*Objective*.
Retype nothing but the lines from the start of the material up to and including the line with "80, 90, 100];". Pictures don't belong in the copy.
* * * * *
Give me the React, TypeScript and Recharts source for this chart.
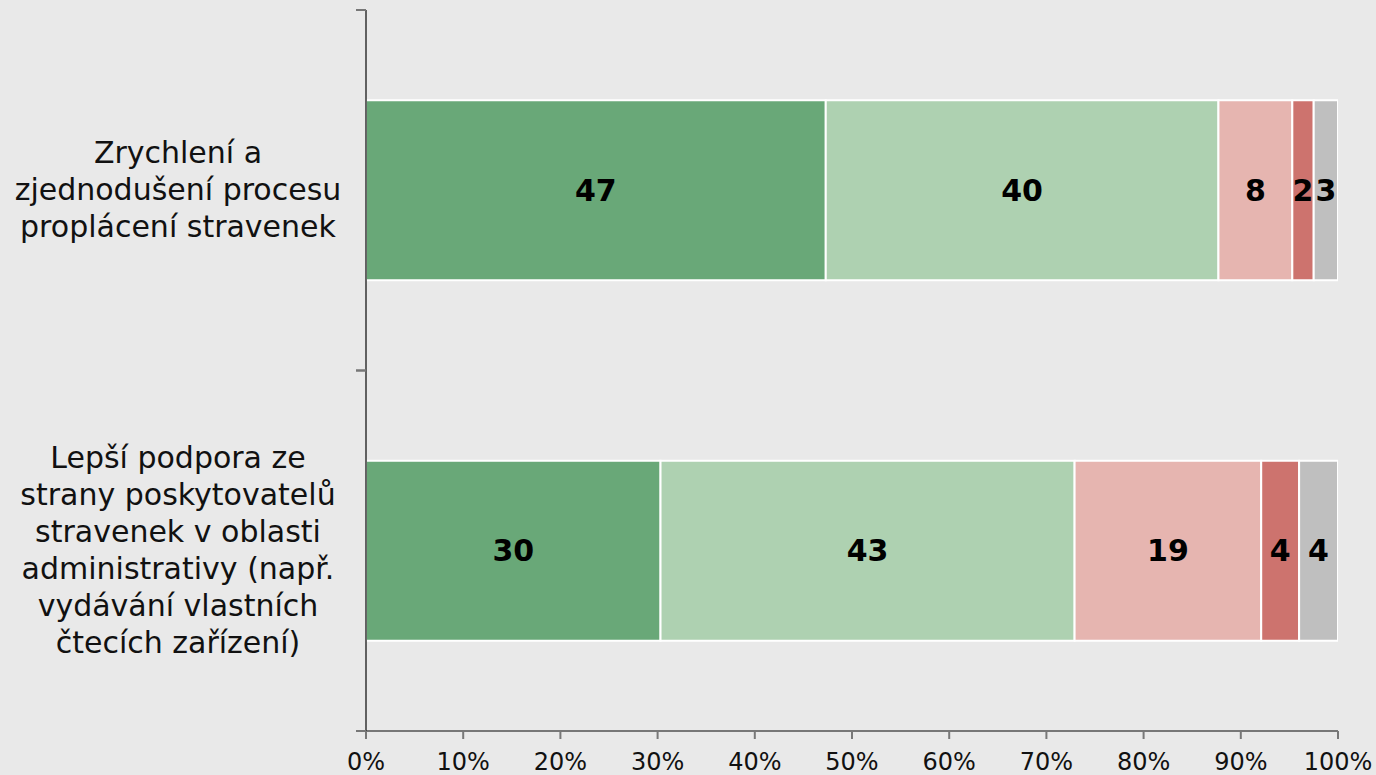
import { BarChart, Bar, XAxis, YAxis, LabelList } from 'recharts';

// categories (line breaks as in the original labels)
const categories = [
  'Zrychlení a\nzjednodušení procesu\nproplácení stravenek',
  'Lepší podpora ze\nstrany poskytovatelů\nstravenek v oblasti\nadministrativy (např.\nvydávání vlastních\nčtecích zařízení)',
];

const seriesNames = ['Rozhodně ano', 'Spíše ano', 'Spíše ne', 'Rozhodně ne', 'Neví'];
const rozhodneAno = [47.3, 30.3];
const spiseAno = [40.4, 42.6];
const spiseNe = [7.6, 19.2];
const rozhodneNe = [2.2, 3.9];
const nevi = [2.5, 4.0];

const xTicks = [0, 10, 20, 30, 40, 50, 60, 70, 80, 90, 100];

const COLORS = ['#69a878', '#aed1b1', '#e6b5b0', '#cd736e', '#bfbfbf'];
const KEYS = ['s0', 's1', 's2', 's3', 's4'];

const data = categories.map((name, i) => ({
  name,
  s0: rozhodneAno[i],
  s1: spiseAno[i],
  s2: spiseNe[i],
  s3: rozhodneNe[i],
  s4: nevi[i],
}));

const W = 1376;
const H = 775;
const MARGIN = { top: 10, right: 38, bottom: 0, left: 0 };
const Y_AXIS_W = 366;
const X_AXIS_H = 44;
const BAND = (H - MARGIN.top - MARGIN.bottom - X_AXIS_H) / categories.length;
const LABEL_X = 178;
const LINE_H = 37;
const FONT = '"DejaVu Sans", Verdana, sans-serif';

function CategoryTick({ y, payload }: any) {
  const lines = String(payload.value).split('\n');
  const ax = MARGIN.left + Y_AXIS_W;
  const half = BAND / 2;
  return (
    <g>
      <line x1={ax - 10} x2={ax} y1={y - half} y2={y - half} stroke="#777" strokeWidth={2} />
      <line x1={ax - 10} x2={ax} y1={y + half} y2={y + half} stroke="#777" strokeWidth={2} />
      <text x={LABEL_X} y={y} textAnchor="middle" fontSize={30} fill="#111" fontFamily={FONT}>
        {lines.map((l, i) => (
          <tspan key={i} x={LABEL_X} dy={i === 0 ? -((lines.length - 1) / 2) * LINE_H + 10 : LINE_H}>
            {l}
          </tspan>
        ))}
      </text>
    </g>
  );
}

export default function App() {
  return (
    <div style={{ position: 'absolute', top: 0, left: 0, width: W, height: H, background: '#e9e9e9', fontFamily: FONT }}>
      <BarChart width={W} height={H} data={data} layout="vertical" margin={MARGIN} barCategoryGap="25%">
        <XAxis
          type="number"
          domain={[0, 100]}
          ticks={xTicks}
          tickFormatter={(v) => `${v}%`}
          height={X_AXIS_H}
          tickSize={8}
          tickMargin={14}
          axisLine={{ stroke: '#777', strokeWidth: 2 }}
          tickLine={{ stroke: '#777', strokeWidth: 2 }}
          tick={{ fill: '#111', fontSize: 24, fontFamily: FONT }}
          interval={0}
          allowDataOverflow
        />
        <YAxis
          type="category"
          dataKey="name"
          width={Y_AXIS_W}
          tickSize={0}
          tickMargin={0}
          tickLine={false}
          axisLine={{ stroke: '#333', strokeWidth: 1.5 }}
          tick={<CategoryTick />}
          interval={0}
        />
        {KEYS.map((k, i) => (
          <Bar
            key={k}
            dataKey={k}
            name={seriesNames[i]}
            stackId="a"
            fill={COLORS[i]}
            stroke="#ffffff"
            strokeWidth={2}
            isAnimationActive={false}
          >
            <LabelList
              dataKey={k}
              position="center"
              formatter={(v: any) => Math.round(Number(v))}
              fill="#000"
              fontSize={30}
              fontWeight="bold"
              fontFamily={FONT}
            />
          </Bar>
        ))}
      </BarChart>
    </div>
  );
}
* * * * *
*Expected answer*.
Give me the React, TypeScript and Recharts source for this chart.
import { BarChart, Bar, XAxis, YAxis, LabelList } from 'recharts';

// categories (line breaks as in the original labels)
const categories = [
  'Zrychlení a\nzjednodušení procesu\nproplácení stravenek',
  'Lepší podpora ze\nstrany poskytovatelů\nstravenek v oblasti\nadministrativy (např.\nvydávání vlastních\nčtecích zařízení)',
];

const seriesNames = ['Rozhodně ano', 'Spíše ano', 'Spíše ne', 'Rozhodně ne', 'Neví'];
const rozhodneAno = [47.3, 30.3];
const spiseAno = [40.4, 42.6];
const spiseNe = [7.6, 19.2];
const rozhodneNe = [2.2, 3.9];
const nevi = [2.5, 4.0];

const xTicks = [0, 10, 20, 30, 40, 50, 60, 70, 80, 90, 100];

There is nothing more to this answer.